“The Greek economy is taking off”, is the title of an article in the RND network, which points out, among other things, that “Greece is recovering from the economic consequences of the pandemic much faster than expected”, while the main driving forces of growth are growing investments and rise of tourism.
According to the data announced by the Prime Minister Kyriakos Mitsotakis at the Thessaloniki International Fair, it is pointed out in the response, Greece by the middle of the year exceeded the pre-crisis level of 2019 in relation to GDP, in contrast, for example, with Germany, France or Italy.
“Greece’s upward trend is stable, as it relies mainly on growing investment and higher export earnings,” said the author, citing a forecast by Scope Credit, which expects an increase of 8.6%, as in the third quarter of the year, there is a big increase in tourism, as it reports.
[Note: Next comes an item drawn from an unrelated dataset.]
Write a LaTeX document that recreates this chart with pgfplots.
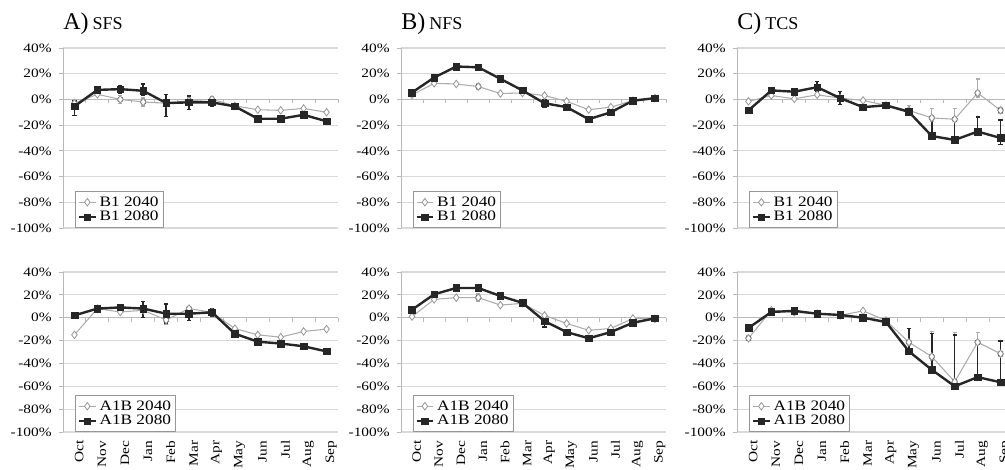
\documentclass[border=0pt]{standalone}
\usepackage{pgfplots}
\pgfplotsset{compat=1.18}
\usepackage{fontspec}
\setmainfont{Liberation Serif}
\newfontfamily\tickfont{Liberation Serif}[FakeStretch=1.2]
\definecolor{gridc}{RGB}{217,217,217}
\definecolor{axc}{RGB}{185,185,185}
\definecolor{lgray}{RGB}{172,172,172}
\definecolor{dgray}{RGB}{150,150,150}
\definecolor{blk}{RGB}{38,38,38}
\pgfplotsset{
  panel/.style={
    scale only axis, width=206.25pt,
    xmin=-0.5, xmax=11.5, ymin=-100, ymax=40,
    ytick={-100,-80,-60,-40,-20,0,20,40},
    yticklabels={-100\%,-80\%,-60\%,-40\%,-20\%,0\%,20\%,40\%},
    xtick={0,...,11},
    axis lines*=left,
    x axis line style={draw=none},
    y axis line style={draw=axc, line width=0.7pt, -},
    ymajorgrids, grid style={draw=gridc, line width=0.8pt},
    ytick style={draw=axc, line width=0.7pt},
    xtick style={draw=none},
    tick align=outside, major tick length=3pt,
    tick label style={font=\tickfont\fontsize{9.6}{10}\selectfont},
    yticklabel style={xshift=-2pt},
    clip=false,
    legend style={at={(0.045,0)}, anchor=south west, draw=dgray, line width=0.6pt,
      font=\tickfont\fontsize{10.8}{11}\selectfont, inner sep=1.5pt, row sep=-1.5pt, cells={anchor=west}},
    legend image code/.code={\draw[mark repeat=2, mark phase=2] plot coordinates {(0cm,0cm) (0.22cm,0cm) (0.44cm,0cm)};},
  },
  toprow/.style={panel, height=135pt, xticklabels={}},
  botrow/.style={panel, height=120pt,
    xticklabels={Oct,Nov,Dec,Jan,Feb,Mar,Apr,May,Jun,Jul,Aug,Sep},
    xticklabel style={rotate=90, anchor=east, yshift=-3.5pt}},
  s40/.style={color=lgray, line width=0.8pt, mark=diamond*, mark size=2.8pt,
    mark options={fill=white, draw=dgray, line width=0.6pt}},
  s80/.style={color=blk, line width=1.8pt, mark=square*, mark size=2.5pt,
    mark options={fill=blk, draw=blk, line width=0.4pt}},
  e40/.style={forget plot, only marks, mark=none, error bars/.cd, y dir=both, y explicit,
    error bar style={line width=1pt, draw=lgray}, error mark options={rotate=90, mark size=1.6pt, draw=lgray, line width=1pt}},
  e80/.style={forget plot, only marks, mark=none, error bars/.cd, y dir=both, y explicit,
    error bar style={line width=1.1pt, draw=blk}, error mark options={rotate=90, mark size=1.6pt, draw=blk, line width=1.1pt}},
}
\newcommand{\zeroticks}{\pgfplotsinvokeforeach{0.5,1.5,2.5,3.5,4.5,5.5,6.5,7.5,8.5,9.5,10.5,11.5}{\draw[axc, line width=0.7pt] (axis cs:##1,0) -- ([yshift=-3pt]axis cs:##1,0);}
  \draw[axc, line width=0.8pt] (axis cs:-0.5,0) -- (axis cs:11.5,0);}
\begin{document}
\begin{tikzpicture}
\useasboundingbox (0pt,0pt) rectangle (753.75pt,352.5pt);
% titles
\node[anchor=base west, inner sep=0pt] at (47.25pt,330pt) {\fontsize{18}{18}\selectfont A)\,\fontsize{13.5}{13.5}\selectfont SFS};
\node[anchor=base west, inner sep=0pt] at (300.75pt,330pt) {\fontsize{18}{18}\selectfont B)\,\fontsize{13.5}{13.5}\selectfont NFS};
\node[anchor=base west, inner sep=0pt] at (552.75pt,330pt) {\fontsize{18}{18}\selectfont C)\,\fontsize{13.5}{13.5}\selectfont TCS};

% ---------- A top
\begin{axis}[toprow, at={(47.25pt,316.5pt)}, anchor=north west]
\zeroticks
\addplot[e40] coordinates {(2,0) +- (0,3) (3,-2) +- (0,3) (5,-1) +- (0,2.5) (6,0) +- (0,2)};
\addplot[s40] coordinates {(0,-3) (1,4) (2,0) (3,-2) (4,-3) (5,-1) (6,0) (7,-5) (8,-8) (9,-8.5) (10,-7) (11,-10)};
\addlegendentry{B1 2040}
\addplot[e80] coordinates {(0,-5.4) += (0,4) -= (0,7) (2,8) +- (0,3) (3,6.7) += (0,5.3) -= (0,3.5) (4,-2.8) += (0,6.6) -= (0,10.5) (5,-2.3) += (0,5) -= (0,5.6) (6,-2.3) +- (0,3)};
\addplot[s80] coordinates {(0,-5.4) (1,7.4) (2,8) (3,6.7) (4,-2.8) (5,-2.3) (6,-2.3) (7,-5.4) (8,-15) (9,-15) (10,-12) (11,-17)};
\addlegendentry{B1 2080}
\end{axis}

% ---------- B top
\begin{axis}[toprow, width=198.75pt, at={(300.75pt,316.5pt)}, anchor=north west]
\zeroticks
\addplot[e40] coordinates {(3,10) +- (0,2)};
\addplot[s40] coordinates {(0,3.5) (1,12.5) (2,12) (3,10) (4,4.6) (5,5) (6,3) (7,-1.5) (8,-8) (9,-6) (10,-1) (11,1)};
\addlegendentry{B1 2040}
\addplot[e80] coordinates {(6,-3) +- (0,3)};
\addplot[s80] coordinates {(0,5.4) (1,17) (2,25.6) (3,25) (4,16) (5,7) (6,-3) (7,-6) (8,-15.4) (9,-10) (10,-1) (11,1)};
\addlegendentry{B1 2080}
\end{axis}

% ---------- C top
\begin{axis}[toprow, at={(552.75pt,316.5pt)}, anchor=north west]
\zeroticks
\addplot[e40] coordinates {(7,-8.5) += (0,4) -= (0,1) (8,-14.4) += (0,7.4) -= (0,3) (9,-15.4) += (0,8.4) -= (0,1) (10,5) += (0,11) -= (0,3) (11,-8.5) +- (0,2)};
\addplot[s40] coordinates {(0,-1.5) (1,3) (2,0.5) (3,3.6) (4,1) (5,-0.8) (6,-4.6) (7,-8.5) (8,-14.4) (9,-15.4) (10,5) (11,-8.5)};
\addlegendentry{B1 2040}
\addplot[e80] coordinates {(3,9.5) += (0,4.5) -= (0,3) (4,1) +- (0,5) (8,-28.5) += (0,14) -= (0,2) (9,-31.5) += (0,15) -= (0,1) (10,-25) += (0,11.5) -= (0,2) (11,-30) += (0,14) -= (0,5)};
\addplot[s80] coordinates {(0,-8.5) (1,7) (2,6) (3,9.5) (4,1) (5,-6) (6,-4.6) (7,-9.7) (8,-28.5) (9,-31.5) (10,-25) (11,-30)};
\addlegendentry{B1 2080}
\end{axis}

% ---------- A bottom
\begin{axis}[botrow, at={(47.25pt,148.5pt)}, anchor=north west]
\zeroticks
\addplot[e40] coordinates {(4,-2) +- (0,4) (5,8) +- (0,2)};
\addplot[s40] coordinates {(0,-15) (1,8) (2,5) (3,6.5) (4,-2) (5,8) (6,4.7) (7,-9.5) (8,-15) (9,-17) (10,-12) (11,-10)};
\addlegendentry{A1B 2040}
\addplot[e80] coordinates {(3,8) += (0,6) -= (0,8) (4,3.5) += (0,8.3) -= (0,8) (5,3.5) += (0,4.5) -= (0,6) (6,4.7) +- (0,3)};
\addplot[s80] coordinates {(0,2) (1,8) (2,9) (3,8) (4,3.5) (5,3.5) (6,4.7) (7,-14) (8,-21) (9,-22.6) (10,-25) (11,-29.5)};
\addlegendentry{A1B 2080}
\end{axis}

% ---------- B bottom
\begin{axis}[botrow, width=198.75pt, at={(300.75pt,148.5pt)}, anchor=north west]
\zeroticks
\addplot[e40] coordinates {(3,17.6) +- (0,3)};
\addplot[s40] coordinates {(0,1) (1,16) (2,17.6) (3,17.6) (4,11) (5,12.6) (6,2) (7,-5) (8,-11) (9,-9.4) (10,-0.6) (11,-1)};
\addlegendentry{A1B 2040}
\addplot[e80] coordinates {(6,-3) += (0,2) -= (0,5)};
\addplot[s80] coordinates {(0,7) (1,20.5) (2,26) (3,26) (4,19) (5,13) (6,-3) (7,-12.6) (8,-18) (9,-12.6) (10,-4.4) (11,-0.6)};
\addlegendentry{A1B 2080}
\end{axis}

% ---------- C bottom
\begin{axis}[botrow, at={(552.75pt,148.5pt)}, anchor=north west]
\zeroticks
\addplot[e40] coordinates {(0,-18) +- (0,2) (7,-21.5) += (0,12) -= (0,3) (8,-34) += (0,22) -= (0,3) (9,-56) += (0,43) -= (0,1) (10,-21.5) += (0,8.5) -= (0,2) (11,-31.5) += (0,11.5) -= (0,2)};
\addplot[s40] coordinates {(0,-18) (1,6.5) (2,4.7) (3,3.5) (4,2) (5,6) (6,-2.4) (7,-21.5) (8,-34) (9,-56) (10,-21.5) (11,-31.5)};
\addlegendentry{A1B 2040}
\addplot[e80] coordinates {(7,-29.4) += (0,20) -= (0,3) (8,-45.6) += (0,32) -= (0,1) (9,-60) += (0,45) -= (0,1) (10,-52) += (0,31) -= (0,1) (11,-56.5) += (0,36) -= (0,1)};
\addplot[s80] coordinates {(0,-9) (1,5) (2,6) (3,3.5) (4,2.4) (5,0) (6,-3.8) (7,-29.4) (8,-45.6) (9,-60) (10,-52) (11,-56.5)};
\addlegendentry{A1B 2080}
\end{axis}
\end{tikzpicture}
\end{document}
“The return the industry is experiencing this summer is spectacular. Islands such as Mykonos and Santorini recorded even more visitors in August than in the record year 2019”, it is emphasized in the report.
Special mention is made of the increase in employment, with the jobs in June 2021 being 53,400 more than in 2019. “The increase is mainly a result of the funds given to deal with the coronavirus crisis, “The government has supported companies that faced difficulties during the pandemic and secured jobs that were at risk.”
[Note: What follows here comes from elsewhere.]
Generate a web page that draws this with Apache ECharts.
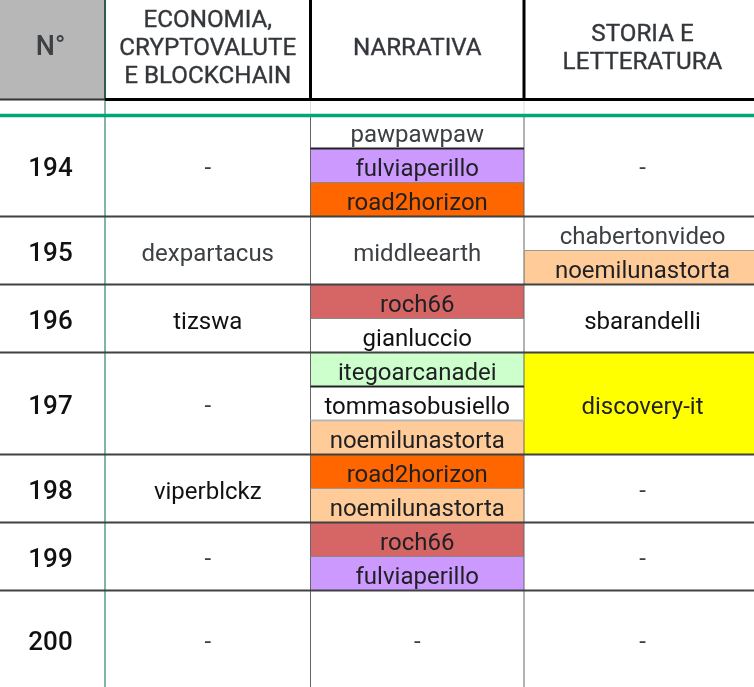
<!DOCTYPE html>
<html><head><meta charset="utf-8">
<style>html,body{margin:0;padding:0;background:#fff}#c{width:754px;height:687px}</style>
<script src="https://cdn.jsdelivr.net/npm/echarts@6/dist/echarts.min.js"></script>
</head><body><div id="c"></div>
<script>
// ---- data ----
const headers = ['N°', 'ECONOMIA,\nCRYPTOVALUTE\nE BLOCKCHAIN', 'NARRATIVA', 'STORIA E\nLETTERATURA'];
const issues = ['194', '195', '196', '197', '198', '199', '200'];
const rowSlots = [3, 2, 2, 3, 2, 2, 2.9];
const economia = [['-'], ['dexpartacus'], ['tizswa'], ['-'], ['viperblckz'], ['-'], ['-']];
const narrativa = [
  ['pawpawpaw', 'fulviaperillo', 'road2horizon'],
  ['middleearth'],
  ['roch66', 'gianluccio'],
  ['itegoarcanadei', 'tommasobusiello', 'noemilunastorta'],
  ['road2horizon', 'noemilunastorta'],
  ['roch66', 'fulviaperillo'],
  ['-']
];
const storia = [['-'], ['chabertonvideo', 'noemilunastorta'], ['sbarandelli'], ['discovery-it'], ['-'], ['-'], ['-']];

(function () {
// ---- styles / layout ----
const authorColors = {
  fulviaperillo: '#cc99ff', road2horizon: '#ff6600', noemilunastorta: '#ffcc99',
  roch66: '#d66666', itegoarcanadei: '#ccffcc', 'discovery-it': '#ffff00'
};
const darkNames = ['tommasobusiello', 'gianluccio', 'tizswa', 'sbarandelli', 'viperblckz'];
const W = 754, H = 687, ORIGIN = 114.5, SLOT = 34;
const colEdges = [0, 105, 310.5, 524, 761];
const toSlot = px => (px - ORIGIN) / SLOT;
const headTop = toSlot(-6), headBottom = toSlot(100);
const font = 'Roboto, sans-serif';

// ---- flat cell list from the arrays ----
const cells = [];
headers.forEach((t, c) => cells.push({ c, s: headTop, n: headBottom - headTop, t, kind: 'head' }));
let start = 0;
issues.forEach((num, r) => {
  cells.push({ c: 0, s: start, n: rowSlots[r], t: num, kind: 'num' });
  [economia, narrativa, storia].forEach((col, ci) => {
    const list = col[r], span = rowSlots[r] / list.length;
    list.forEach((t, i) => cells.push({ c: ci + 1, s: start + i * span, n: span, t, kind: 'name' }));
  });
  start += rowSlots[r];
});

function renderCell(params, api) {
  const cell = cells[params.dataIndex];
  const c = api.value(0);
  const p0 = api.coord([colEdges[c], api.value(1)]);
  const p1 = api.coord([colEdges[c + 1], api.value(1) + api.value(2)]);
  let fill = authorColors[cell.t] || '#ffffff';
  let style = { fontFamily: font, fontSize: 24, fill: authorColors[cell.t] ? '#1f2023' : (darkNames.includes(cell.t) ? '#111111' : '#3c4043') };
  let dx = 0, dy = cell.t === '-' ? 3 : 4;
  if (cell.kind === 'head') {
    fill = c === 0 ? '#b7b7b7' : '#ffffff';
    style = c === 0
      ? { fontFamily: font, fontSize: 27, fontWeight: 500, fill: '#3c4043' }
      : { fontFamily: font, fontSize: 24.2, fontWeight: 400, lineHeight: 28.3, fill: '#33363a', letterSpacing: -0.95, stroke: '#33363a', lineWidth: 0.35 };
    dy = c === 0 ? 1 : 2;
    dx = c === 0 ? -2 : 0;
  } else if (cell.kind === 'num') {
    style = { fontFamily: font, fontSize: 26, fontWeight: 500, fill: '#111111' };
    dy = 3.5; dx = -2;
  }
  return {
    type: 'group',
    children: [
      { type: 'rect', shape: { x: p0[0], y: p0[1], width: p1[0] - p0[0], height: p1[1] - p0[1] }, style: { fill } },
      { type: 'text', z2: 5, style: Object.assign({ text: cell.t, x: (p0[0] + p1[0]) / 2 + dx, y: (p0[1] + p1[1]) / 2 + dy, align: 'center', verticalAlign: 'middle' }, style) }
    ]
  };
}

// rules: [x0, x1, slot0, slot1, colour, width]
const rules = [];
const hline = (x0, x1, s, col, w) => rules.push([x0, x1, s, s, col, w]);
const vline = (x, s0, s1, col, w) => rules.push([x, x, s0, s1, col, w]);
const [x1, x2, x3] = [colEdges[1], colEdges[2], colEdges[3]];
const topS = toSlot(0), bottomS = toSlot(H);
// vertical rules under the header
vline(x1, toSlot(100), bottomS, '#85b5a0', 2);
vline(x2, toSlot(100), toSlot(115), '#dddddd', 1);
vline(x3, toSlot(100), toSlot(115), '#dddddd', 1);
vline(x2, toSlot(115), bottomS, '#666666', 1);
vline(x3, toSlot(115), bottomS, '#666666', 1);
// row rules
let acc = 0;
rowSlots.slice(0, -1).forEach(n => { acc += n; hline(0, W, acc, '#3f4143', 2); });
// inner rules
hline(x2, x3, 1, '#222222', 2);
hline(x2, x3, 2, '#888888', 1);
hline(x3, W, 4, '#999999', 1);
hline(x2, x3, 6, '#888888', 1);
hline(x2, x3, 8, '#222222', 2);
hline(x2, x3, 9, '#b7b7b7', 2);
hline(x2, x3, 11, '#999999', 1);
hline(x2, x3, 13, '#888888', 1);
// header rules
vline(x1, topS, toSlot(99), '#2f5a48', 2);
vline(x2, topS, toSlot(99), '#000000', 3);
vline(x3, topS, toSlot(99), '#000000', 3);
hline(0, x1, toSlot(99.5), '#333333', 2);
hline(x1, W, toSlot(99.5), '#000000', 3);
hline(0, W, toSlot(115.5), '#00a67a', 3.5);

const chart = echarts.init(document.getElementById('c'));
chart.setOption({
  animation: false,
  backgroundColor: '#ffffff',
  grid: { left: 0, right: 0, top: 0, bottom: 0 },
  xAxis: { type: 'value', min: 0, max: W, show: false },
  yAxis: { type: 'value', min: toSlot(0), max: toSlot(H), inverse: true, show: false },
  series: [
    { type: 'custom', clip: false, coordinateSystem: 'cartesian2d', z: 1, silent: true,
      renderItem: renderCell, encode: { x: 0, y: 1 },
      data: cells.map(k => [k.c, k.s, k.n]) },
    { type: 'custom', clip: false, coordinateSystem: 'cartesian2d', z: 2, silent: true,
      renderItem(params, api) {
        const r = rules[params.dataIndex];
        const a = api.coord([r[0], r[2]]), b = api.coord([r[1], r[3]]);
        return { type: 'line', shape: { x1: a[0], y1: a[1], x2: b[0], y2: b[1] }, style: { stroke: r[4], lineWidth: r[5], fill: null } };
      },
      encode: { x: 0, y: 2 },
      data: rules.map(r => r.slice(0, 4)) }
  ]
});
})();
</script></body></html>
The author also points out that, despite the increase in debt, due to additional expenses and the reduction of tax revenues, Greece is not threatened, according to market analysts, with new payment difficulties. Proof is the low interest rates at which it borrows from the capital markets.
“The billions the country expects by 2026 from the EU Coronavirus Recovery Fund will ensure steady economic growth in the coming years. In this way, the debt ratio will be reduced “, the author estimates and notes that Scope expects a reduction of the debt to 186% by 2026.